# Project 4: Interactive Genre & Keyword Sunburst Chart

In this project, we'll create a new type of interactive visualization to explore the thematic composition of film genres. Using a sunburst chart, we can see the hierarchical relationship between a parent genre (like 'Horror') and its component keywords (like 'monster', 'supernatural', etc.).

**Methodology:**
1.  **Load Data:** We will use our final `hollywood_galaxy_df.pkl` file, which contains the movie titles, primary genres, and keywords.
2.  **Prepare Hierarchical Data:** The key step is to transform our data into a hierarchical format that Plotly's sunburst chart can understand.
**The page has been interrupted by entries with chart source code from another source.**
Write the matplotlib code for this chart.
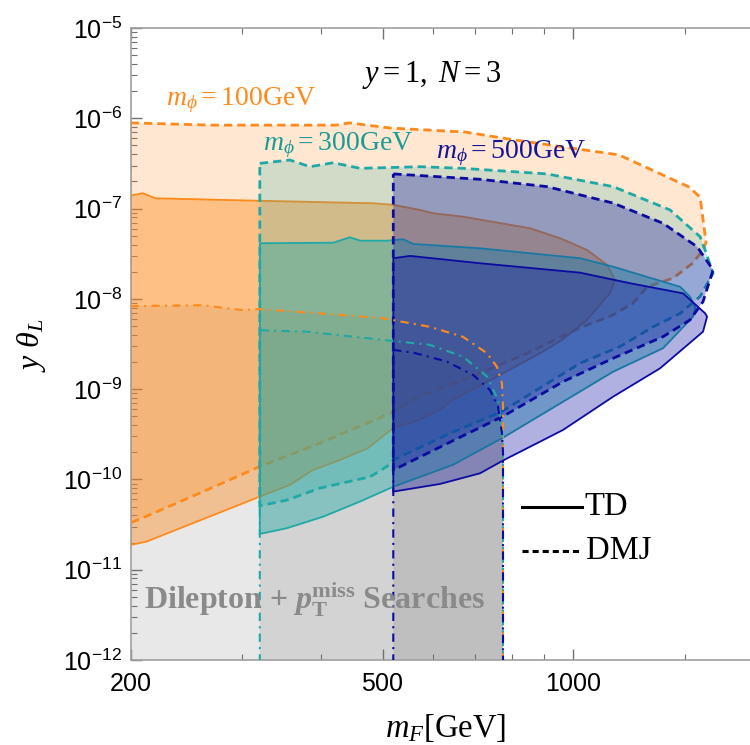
import matplotlib
matplotlib.use("Agg")
import matplotlib.pyplot as plt
from matplotlib.colors import to_rgba
from matplotlib.lines import Line2D
from matplotlib.ticker import NullFormatter

# =========================================================
# Fontes (serif estilo Mathematica, ticks em sans)
# =========================================================
plt.rcParams["mathtext.fontset"] = "custom"
plt.rcParams["mathtext.rm"] = "Liberation Serif"
plt.rcParams["mathtext.it"] = "Liberation Serif:italic"
plt.rcParams["mathtext.bf"] = "Liberation Serif:bold"
plt.rcParams["mathtext.bfit"] = "Liberation Serif:italic:bold"
plt.rcParams["mathtext.sf"] = "Liberation Sans"
plt.rcParams["font.family"] = ["Liberation Serif", "DejaVu Serif"]

# =========================================================
# Dados (m_F em GeV, y*theta_L)
# =========================================================
# m_phi = 100 GeV
dmj100_top_x = [200, 269, 422, 443, 514, 675, 809, 1182, 1525, 1587, 1622]
dmj100_top_y = [8.9e-7, 8.4e-7, 8.4e-7, 8.9e-7, 7.8e-7, 7.05e-7, 5.75e-7, 3.93e-7, 1.73e-7, 1.34e-7, 4.2e-8]
dmj100_bot_x = [1604, 1547, 1439, 1309, 1244, 1150, 1026, 846, 713, 573, 514, 473, 398, 320, 260, 217, 200]
dmj100_bot_y = [3.5e-8, 2.5e-8, 1.7e-8, 1.36e-8, 9.0e-9, 6.5e-9, 4.8e-9, 2.5e-9, 1.5e-9, 8.3e-10, 5.4e-10,
                4.2e-10, 2.52e-10, 1.39e-10, 7.3e-11, 4.2e-11, 3.3e-11]
td100_top_x = [200, 209, 219, 320, 483, 520, 573, 601, 670, 855, 954, 1052, 1132, 1165]
td100_top_y = [1.39e-7, 1.48e-7, 1.30e-7, 1.22e-7, 1.145e-7, 1.10e-7, 9.65e-8, 8.87e-8, 8.13e-8, 6.05e-8,
               4.69e-8, 3.48e-8, 2.37e-8, 1.62e-8]
td100_bot_x = [1144, 1052, 960, 887, 767, 695, 646, 616, 573, 520, 473, 428, 388, 357, 320, 212, 200]
td100_bot_y = [1.16e-8, 5.84e-9, 3.5e-9, 2.5e-9, 1.44e-9, 1.0e-9, 7.6e-10, 5.9e-10, 4.6e-10, 3.7e-10,
               2.2e-10, 1.64e-10, 1.27e-10, 8.7e-11, 6.45e-11, 2.05e-11, 1.88e-11]
dil100_x = [200, 260, 301, 320, 398, 501, 594, 670, 731, 758, 772, 775]
dil100_y = [8.3e-9, 8.5e-9, 7.5e-9, 7.7e-9, 6.9e-9, 6.1e-9, 4.9e-9, 3.8e-9, 2.5e-9, 1.77e-9, 1.16e-9, 6.4e-10]

# m_phi = 300 GeV
dmj300_top_x = [320, 357, 384, 418, 461, 573, 670, 910, 1157, 1423, 1587, 1616, 1664]
dmj300_top_y = [3.17e-7, 3.45e-7, 2.91e-7, 3.22e-7, 2.79e-7, 2.91e-7, 2.79e-7, 2.42e-7, 1.75e-7, 9.65e-8,
                4.88e-8, 3.48e-8, 1.92e-8]
dmj300_bot_x = [1587, 1476, 1338, 1186, 1026, 770, 640, 520, 508, 478, 398, 353, 320]
dmj300_bot_y = [1.06e-8, 6.9e-9, 4.9e-9, 2.96e-9, 1.94e-9, 5.6e-10, 3.25e-10, 1.64e-10, 1.39e-10, 1.07e-10,
                8.0e-11, 5.9e-11, 5.1e-11]
td300_top_x = [320, 418, 444, 461, 508, 539, 559, 713, 1026, 1157, 1476, 1530, 1560]
td300_top_y = [4.13e-8, 4.19e-8, 4.81e-8, 4.41e-8, 4.41e-8, 4.57e-8, 4.06e-8, 3.63e-8, 2.82e-8, 2.27e-8,
               1.36e-8, 1.06e-8, 8.0e-9]
td300_bot_x = [1547, 1387, 1157, 775, 646, 520, 461, 403, 353, 320]
td300_bot_y = [6.35e-9, 2.84e-9, 1.56e-9, 2.9e-10, 1.45e-10, 8.3e-11, 5.7e-11, 3.87e-11, 2.88e-11, 2.49e-11]
dil300_x = [320, 380, 501, 594, 670, 731, 761, 772, 775]
dil300_y = [4.5e-9, 4.33e-9, 3.51e-9, 3.09e-9, 2.29e-9, 1.38e-9, 7.6e-10, 3.25e-10, 2.0e-10]

# m_phi = 500 GeV
dmj500_top_x = [520, 713, 910, 1157, 1387, 1570, 1664]
dmj500_top_y = [2.42e-7, 2.11e-7, 1.75e-7, 1.15e-7, 6.87e-8, 3.78e-8, 2.09e-8]
dmj500_bot_x = [1604, 1530, 1387, 1157, 964, 775, 640, 520]
dmj500_bot_y = [9.3e-9, 5.84e-9, 3.81e-9, 2.2e-9, 1.21e-9, 5.0e-10, 2.6e-10, 1.27e-10]
td500_top_x = [520, 553, 713, 1026, 1230, 1492, 1616, 1628]
td500_top_y = [2.82e-8, 2.99e-8, 2.48e-8, 1.95e-8, 1.49e-8, 1.15e-8, 6.93e-9, 6.35e-9]
td500_bot_x = [1604, 1372, 1157, 964, 775, 713, 616, 520]
td500_bot_y = [4.33e-9, 1.70e-9, 8.26e-10, 3.53e-10, 1.62e-10, 1.17e-10, 8.9e-11, 7.33e-11]
dil500_x = [520, 559, 632, 695, 739, 761, 772, 775]
dil500_y = [2.72e-9, 2.54e-9, 2.02e-9, 1.44e-9, 9.8e-10, 6.4e-10, 3.25e-10, 2.0e-10]

mphi_labels = ["100", "300", "500"]
x_major = [200, 500, 1000, 2000]
x_major_labels = ["200", "500", "1000", "2000"]
x_minor = [300, 400, 600, 700, 800, 900, 1500]
y_decades = [-12, -11, -10, -9, -8, -7, -6, -5]

COR100 = "#ff8a1c"
COR300 = "#1fa9a6"
COR500 = "#0b0ba2"
Y_MIN, Y_MAX = 1e-12, 1e-5
X_MIN, X_MAX = 200, 1903


def px(x):
    return x / 750


def py(y):
    return 1 - y / 745


# =========================================================
# Figura
# =========================================================
fig = plt.figure(figsize=(7.5, 7.45), dpi=100)
ax = fig.add_axes([0.1741, 0.1141, 0.8259, 0.8483])
ax.set_xscale("log")
ax.set_yscale("log")
ax.set_xlim(X_MIN, X_MAX)
ax.set_ylim(Y_MIN, Y_MAX)

DASH = (0, (3, 1.8))
DASHDOT = (0, (4, 2.5, 1, 2.5))


def regiao(xt, yt, xb, yb, cor, alpha, estilo, lw, z):
    ax.fill(list(xt) + list(xb), list(yt) + list(yb),
            facecolor=to_rgba(cor, alpha), edgecolor=cor,
            linestyle=estilo, linewidth=lw, zorder=z)


# --- exclusao dilepton + MET: fundo cinza ---
dileptons = [(dil100_x, dil100_y, COR100), (dil300_x, dil300_y, COR300), (dil500_x, dil500_y, COR500)]
for dx, dy, cor in dileptons:
    gx = list(dx) + [dx[-1], dx[0]]
    gy = list(dy) + [Y_MIN / 10, Y_MIN / 10]
    ax.fill(gx, gy, facecolor=(0, 0, 0, 0.09), edgecolor="none", zorder=1.5)

# --- regioes DMJ (tracejado) e TD (solido), em ordem de m_phi ---
regiao(dmj100_top_x, dmj100_top_y, dmj100_bot_x, dmj100_bot_y, COR100, 0.2, DASH, 2.0, 2.0)
regiao(td100_top_x, td100_top_y, td100_bot_x, td100_bot_y, COR100, 0.42, "-", 1.3, 2.1)
regiao(dmj300_top_x, dmj300_top_y, dmj300_bot_x, dmj300_bot_y, COR300, 0.2, DASH, 2.0, 2.2)
regiao(td300_top_x, td300_top_y, td300_bot_x, td300_bot_y, COR300, 0.42, "-", 1.3, 2.3)
regiao(dmj500_top_x, dmj500_top_y, dmj500_bot_x, dmj500_bot_y, COR500, 0.3, DASH, 2.0, 2.4)
regiao(td500_top_x, td500_top_y, td500_bot_x, td500_bot_y, COR500, 0.32, "-", 1.3, 2.5)

# --- contornos ponto-traco do dilepton ---
for dx, dy, cor in dileptons:
    lx = list(dx) + [dx[-1]]
    ly = list(dy) + [Y_MIN / 10]
    if dx[0] > X_MIN:
        lx = [dx[0]] + lx
        ly = [Y_MIN / 10] + ly
    ax.plot(lx, ly, color=cor, lw=1.5, linestyle=DASHDOT, zorder=4)

# =========================================================
# Eixos
# =========================================================
ax.set_xticks(x_major)
ax.set_xticklabels([r"$\mathsf{%s}$" % s for s in x_major_labels])
ax.set_xticks(x_minor, minor=True)
ax.xaxis.set_minor_formatter(NullFormatter())
ax.set_yticks([10.0 ** d for d in y_decades])
ax.set_yticklabels([r"$\mathsf{10^{%d}}$" % d for d in y_decades])
ax.set_yticks([m * 10.0 ** d for d in y_decades[:-1] for m in range(2, 10)], minor=True)
ax.yaxis.set_minor_formatter(NullFormatter())
ax.set_xlim(X_MIN, X_MAX)
ax.set_ylim(Y_MIN, Y_MAX)

ax.tick_params(which="both", direction="in", top=True, right=False, color="#707070", labelsize=18)
ax.tick_params(which="major", length=8, width=1.0, pad=6)
ax.tick_params(axis="x", which="major", pad=10)
ax.tick_params(which="minor", length=4, width=0.8)
for lado in ["left", "bottom", "top"]:
    ax.spines[lado].set_color("#a0a0a0")
    ax.spines[lado].set_linewidth(1.2)
ax.spines["right"].set_visible(False)

fig.text(px(446), py(728), r"$m_F$[GeV]", fontsize=23.5, ha="center", va="center")
fig.text(px(31), py(345), r"$y\ \theta_L$", fontsize=23, ha="center", va="center", rotation=90)

# =========================================================
# Textos
# =========================================================
fig.text(px(432), py(75), r"$y=1,\ N=3$", fontsize=22, ha="center", va="center")
fig.text(px(241), py(100), r"$m_\phi=%s\mathrm{GeV}$" % mphi_labels[0], fontsize=20,
         color=COR100, ha="center", va="center")
fig.text(px(338), py(145), r"$m_\phi=%s\mathrm{GeV}$" % mphi_labels[1], fontsize=20,
         color="#1a9c96", ha="center", va="center")
fig.text(px(511), py(153), r"$m_\phi=%s\mathrm{GeV}$" % mphi_labels[2], fontsize=20,
         color="#14149a", ha="center", va="center")
fig.text(px(315), py(600), r"Dilepton + $\mathbfit{p}_\mathbf{T}^\mathbf{miss}$ Searches",
         fontsize=23, fontweight="bold", color="#8a8a8a", ha="center", va="center", zorder=6)

# legenda
fig.add_artist(Line2D([px(522), px(582)], [py(507), py(507)], color="black", lw=2.2))
fig.add_artist(Line2D([px(522), px(581)], [py(551), py(551)], color="black", lw=2.2, linestyle=(0, (2, 1.3))))
fig.text(px(584), py(507), "TD", fontsize=23.5, ha="left", va="center")
fig.text(px(586), py(551), "DMJ", fontsize=23.5, ha="left", va="center")

fig.savefig("out.png", dpi=100)
plt.close(fig)
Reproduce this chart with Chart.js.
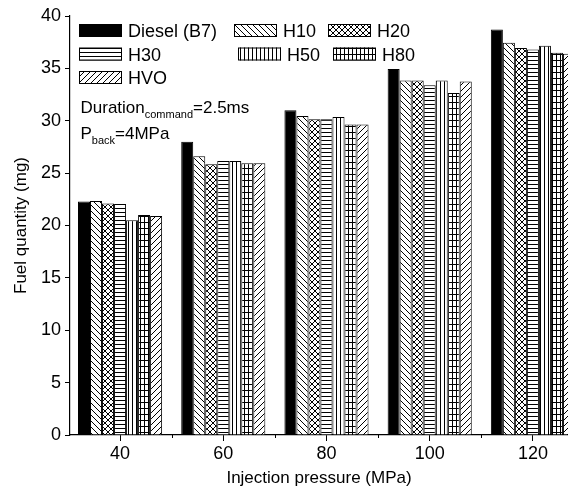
<!DOCTYPE html>
<html>
<head>
<meta charset="utf-8">
<script src="https://cdn.jsdelivr.net/npm/chart.js@4/dist/chart.umd.min.js"></script>
<style>
body { margin: 0; background: #fff; overflow: hidden; }
</style>
</head>
<body>
<canvas id="fuel-chart" width="568" height="492"></canvas>
<script>
/*****************************  Data  ********************************/
var pressures = [40, 60, 80, 100, 120];
var minorTicks = [50, 70, 90, 110];
var fuelNames = ['Diesel (B7)', 'H10', 'H20', 'H30', 'H50', 'H80', 'HVO'];
var diesel = [22.3, 28.0, 31.0, 34.95, 38.7];
var h10 = [22.35, 26.6, 30.45, 33.85, 37.45];
var h20 = [22.1, 25.85, 30.15, 33.85, 36.95];
var h30 = [22.05, 26.15, 30.15, 33.4, 36.8];
var h50 = [20.5, 26.15, 30.35, 33.85, 37.15];
var h80 = [21.0, 25.95, 29.65, 32.65, 36.5];
var hvo = [20.9, 25.95, 29.65, 33.75, 36.4];
var fuelSeries = [diesel, h10, h20, h30, h50, h80, hvo];
var fuelFills = ['solid', 'back', 'cross', 'hline', 'vline', 'grid', 'fwd'];

var fontFamily = '"Liberation Sans", Arial, sans-serif';

/*****************************  Patterns  ****************************/
function makePattern(kind) {
    if (kind == 'solid') return '#000';
    var w = 6, h = 6;
    if (kind == 'hline' || kind == 'vline') { w = 4; h = 4; }
    if (kind == 'grid') { w = 4; h = 6; }
    var c = document.createElement('canvas');
    c.width = w; c.height = h;
    var g = c.getContext('2d');
    g.fillStyle = '#fff';
    g.fillRect(0, 0, w, h);
    g.strokeStyle = '#000';
    g.lineWidth = 1;
    g.beginPath();
    for (var k = -1; k <= 1; k++) {
        if (kind == 'back' || kind == 'cross') {
            g.moveTo(k * w, 0); g.lineTo(k * w + w, h);
        }
        if (kind == 'fwd' || kind == 'cross') {
            g.moveTo(k * w, h); g.lineTo(k * w + w, 0);
        }
    }
    if (kind == 'hline' || kind == 'grid') { g.moveTo(0, 0.5); g.lineTo(w, 0.5); }
    if (kind == 'vline' || kind == 'grid') { g.moveTo(0.5, 0); g.lineTo(0.5, h); }
    g.stroke();
    return document.createElement('canvas').getContext('2d').createPattern(c, 'repeat');
}

/*****************************  Plugin  ******************************/
// legend slots: [dx from plot left, row]
var legendSlots = [[9, 0], [164, 0], [258, 0], [9, 1], [168, 1], [263, 1], [9, 2]];

function drawSubText(ctx, x, y, main, sub, rest) {
    ctx.font = '17px ' + fontFamily;
    ctx.fillText(main, x, y);
    x += ctx.measureText(main).width;
    ctx.font = '11px ' + fontFamily;
    ctx.fillText(sub, x, y + 5);
    x += ctx.measureText(sub).width;
    ctx.font = '17px ' + fontFamily;
    ctx.fillText(rest, x, y);
}

var extras = {
    id: 'extras',
    afterDraw: function(chart) {
        var ctx = chart.ctx;
        var area = chart.chartArea;
        var xs = chart.scales.x;
        ctx.save();
        // minor ticks on x
        ctx.strokeStyle = '#000';
        ctx.lineWidth = 1;
        ctx.beginPath();
        for (var i = 0; i < minorTicks.length; i++) {
            var px = Math.round(xs.getPixelForValue(minorTicks[i])) + 0.5;
            ctx.moveTo(px, area.bottom);
            ctx.lineTo(px, area.bottom + 3);
        }
        ctx.stroke();
        // legend
        ctx.textBaseline = 'alphabetic';
        ctx.fillStyle = '#000';
        for (var j = 0; j < chart.data.datasets.length; j++) {
            var ds = chart.data.datasets[j];
            var sx = area.left + legendSlots[j][0];
            var base = area.top + 21 + legendSlots[j][1] * 23.5;
            ctx.fillStyle = ds.backgroundColor;
            ctx.fillRect(sx, base - 13, 43, 13);
            ctx.strokeStyle = '#000';
            ctx.strokeRect(sx + 0.5, base - 12.5, 42, 12);
            ctx.fillStyle = '#000';
            ctx.font = '18px ' + fontFamily;
            ctx.fillText(ds.label, sx + 49, base);
        }
        // conditions
        drawSubText(ctx, area.left + 10.5, area.top + 97, 'Duration', 'command', '=2.5ms');
        drawSubText(ctx, area.left + 10.5, area.top + 123, 'P', 'back', '=4MPa');
        ctx.restore();
    }
};

/*****************************  Chart  *******************************/
var datasets = [];
for (var i = 0; i < fuelNames.length; i++) {
    var pts = [];
    for (var k = 0; k < pressures.length; k++) {
        pts.push({x: pressures[k], y: fuelSeries[i][k]});
    }
    datasets.push({
        label: fuelNames[i],
        data: pts,
        backgroundColor: makePattern(fuelFills[i]),
        borderColor: '#000',
        borderWidth: 1,
        categoryPercentage: 0.815,
        barPercentage: 1.0
    });
}

var ctx = document.getElementById('fuel-chart');
var barChart = new Chart(ctx, {
    type: 'bar',
    data: { datasets: datasets },
    plugins: [extras],
    options: {
        responsive: false,
        animation: false,
        layout: { padding: { top: 16, right: 0, left: 0, bottom: 0 } },
        plugins: {
            legend: { display: false },
            tooltip: { enabled: false }
        },
        scales: {
            x: {
                type: 'linear',
                offset: false,
                min: 30.3,
                max: 126.8,
                afterBuildTicks: function(scale) {
                    scale.ticks = pressures.map(function(v) { return {value: v}; });
                },
                afterFit: function(scale) { scale.height = 57; },
                grid: { display: true, drawOnChartArea: false, drawTicks: true, tickLength: 6, offset: false, color: '#000' },
                border: { display: true, color: '#000', width: 1.2 },
                ticks: { color: '#000', font: { size: 18, family: fontFamily }, padding: 2, maxRotation: 0, autoSkip: false },
                title: { display: true, text: 'Injection pressure (MPa)', color: '#000', font: { size: 17, family: fontFamily }, padding: { top: 3, bottom: 3 } }
            },
            y: {
                min: 0,
                max: 40,
                afterFit: function(scale) { scale.width = 70; },
                grid: { display: true, drawOnChartArea: false, drawTicks: true, tickLength: 5, color: '#000' },
                border: { display: true, color: '#000', width: 1.2 },
                ticks: { stepSize: 5, color: '#000', font: { size: 18, family: fontFamily }, padding: 4 },
                title: { display: true, text: 'Fuel quantity (mg)', color: '#000', font: { size: 17, family: fontFamily }, padding: { top: 11, bottom: 11 } }
            }
        }
    }
});
</script>
</body>
</html>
We will count the occurrences of each `(primary_genre, keyword)` pair.
3.  **Visualize:** We will use `plotly.express.sunburst` to generate the interactive chart, where the size of each slice represents its frequency.

In [2]:
import pandas as pd
import plotly.express as px

# --- 1. Load the Final, Processed Data ---
FINAL_DF_PATH = "../data/processed/hollywood_galaxy_df.pkl"
final_df = pd.read_pickle(FINAL_DF_PATH)

print("Final galaxy data loaded successfully.")

# --- 2. Prepare Data for the Sunburst Chart ---

# --- FIX: Create the 'primary_genre' column right after loading ---
# This ensures the column exists for all subsequent operations.
final_df['primary_genre'] = final_df['genres'].fillna('Unknown').str.split(',').str[0]

# Step 2a: Explode the keywords string into one keyword per row
final_df['keywords'] = final_df['keywords'].fillna('').astype(str)
keyword_df = final_df[final_df['keywords'] != ''].copy()
keyword_df['keyword_list'] = keyword_df['keywords'].str.split()
exploded_df = keyword_df.explode('keyword_list')

# Step 2b: Count the occurrences of each (genre, keyword) pair
hierarchy_counts = exploded_df.groupby(['primary_genre', 'keyword_list']).size().reset_index(name='count')

# Step 2c: Filter for more significant keywords to keep the chart clean
significant_keywords_df = hierarchy_counts[hierarchy_counts['count'] >= 5]

print(f"Prepared {len(significant_keywords_df)} significant genre-keyword relationships for the chart.")

# --- 3. Create the Interactive Sunburst Chart ---
fig = px.sunburst(
    significant_keywords_df,
    path=['primary_genre', 'keyword_list'],
    values='count',
    title="An Interactive Sunburst of Pre-Code Hollywood Genres and Their Keywords",
    color='primary_genre',
)

# --- 4. Style the Visualization ---
fig.update_layout(
    margin=dict(t=50, l=25, r=25, b=25),
    title={'y':0.95, 'x':0.5, 'xanchor': 'center', 'yanchor': 'top'}
)
fig.update_traces(
    textinfo='label+percent parent'
)

# --- 5. Show the Final Plot ---
fig.show()

Final galaxy data loaded successfully.
Prepared 571 significant genre-keyword relationships for the chart.